Warriors continue the streak that coaches try to ignore

By Art Spander

OAKLAND — Oh yes, the Bay Area, where suddenly nothing makes sense. Where Colin Kaepernick, the silent one, becomes an orator. Where a drought turns into a storm of biblical proportions. Where the Warriors fall behind the Houston Rockets by 11 points.

This seemed the perfect day for basketball perfection to stop. Andrew Bogut on the bench with an injury. The Warriors missing nine of their first 10 3-point shots. Sooner or later, the run has to end, right? Of course, but it wouldn’t end Wednesday night.

So Kaepernick, the 49ers' QB, talked. And talked. And the weather people warned us that we would be washed away if we weren’t blown away. But good old (well, good young) Golden State would not be defeated.

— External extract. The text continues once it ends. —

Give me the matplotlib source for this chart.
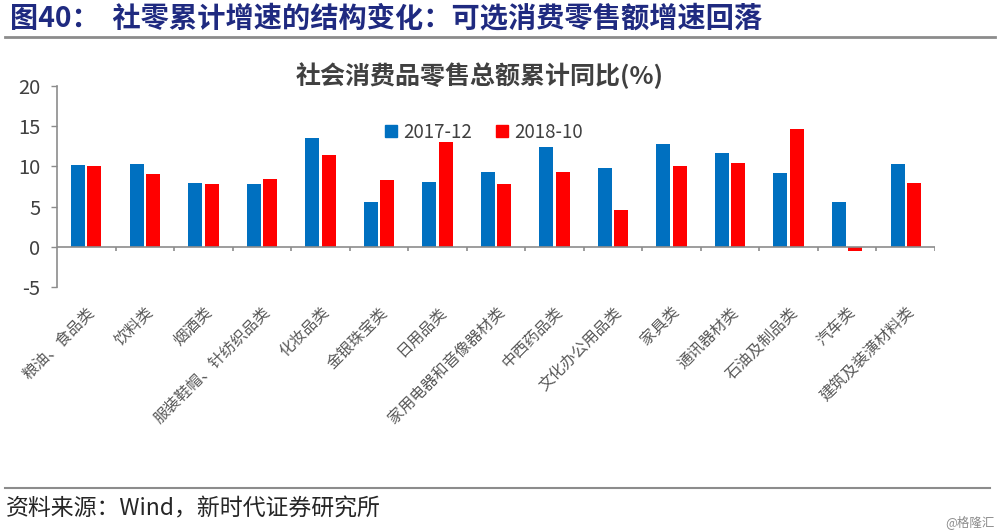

They played the fourth quarter the way the sellout crowd at The Oracle expected them to play every quarter, tight defense, effective offense and, outscoring the Rockets 32-17 in the quarter, won 105-93. It was their 14th straight victory, a franchise record.

Although coach Steve Kerr tries to stay as reticent about the subject as Kaepernick had been down Santa Clara way about another subject, himself. Kaep didn’t want to let us in on what wasn’t happening. Kerr barely will let us in on what is happening: The winning.

“The coaches don’t talk about it,” said Kerr, the usual answer when teams streak one way, winning — the Warriors haven’t lost since November 11, a month — or the other, losing. It’s the famous “one game at a time” admonition. Even though you don’t get headlines for one game. Unless it’s the one that keeps the streak alive or brings it to a close.

“I’ve heard the guys say things like, ‘Let’s keep this thing going,’” Kerr conceded. “You don’t want to put more pressure on yourself. It’s tough to win in this league. There are so many great teams.”

At the moment, off their record, 19-2, the Warriors are the greatest. And if Kerr isn’t the greatest coach — let’s see, for a start there’s Red Auerbach and Red Holzman, Phil Jackson and Gregg Popovich — he is the first to begin his NBA career at 19-2.

When asked what it meant, the rookie answered properly, “It means I’m the luckiest coach in NBA history. I inherited a team that was already really good.”

Absolutely, with people such as Klay Thompson (21 points Wednesday), Stephen Curry (20) and Harrison Barnes (20). But he also means that he has them playing with passion and intelligence. Playing defense, because that wins (teams are shooting more poorly against the W’s than against any other franchise). Playing courageously.

An off game Wednesday night, the big man Bogut not on the floor (then again, neither was the Rockets’ Dwight Howard) and Houston’s quick James Harden shooting well (34 points). And yet the W’s came out ahead. Encouraging.

They go on the road now, Dallas, New Orleans, and Memphis. Surely one of those will be a loss. Maybe all of those. Still, what the Warriors have accomplished to this point is, well, remarkable. Fourteen straight wins? That doesn’t happen these days.

That doesn’t happen to the Warriors.

“It took us so long to break through,” said Kerr. “That’s a helluva team they have over there. They defend like crazy and make it hard to guard because they have all those shooters around Harden.

“The last six or seven minutes we had just tremendous efforts from everybody on the floor. Harrison was great, and Steph and Klay made big shots.”

The Warriors, down 86-83 with 6:20 remaining, just smothered Houston.

“They attacked us off the dribble,” said Kevin McHale, the Rockets' coach, “and we didn’t handle it very well. They got some open stuff, and when they went small, it bothered us.”

Small is a relative word in pro basketball, meaning people who may not be 6-10 or 6-9 but don’t buy their clothes off the rack at Macy’s, such as 6-foot-7 Shaun Livingston and 6-6 Andre Iguodala.

“We wanted to do small down the stretch,” said Kerr. “What more can you say about Draymond (Green, who is 6-7) because he guards (7-foot) Donatas Motiejunas and fronts him and steals the ball a couple of times and then switches out and guards (the 6-5) Harden. Then he jumps out on Patrick Beverley or Jason Terry.

“The versatility defensively of what Draymond brings is remarkable.”

The Warriors are passionate in their basketball, selfless. They do what is required. Most of all, they play defense when it matters. Good teams always do that.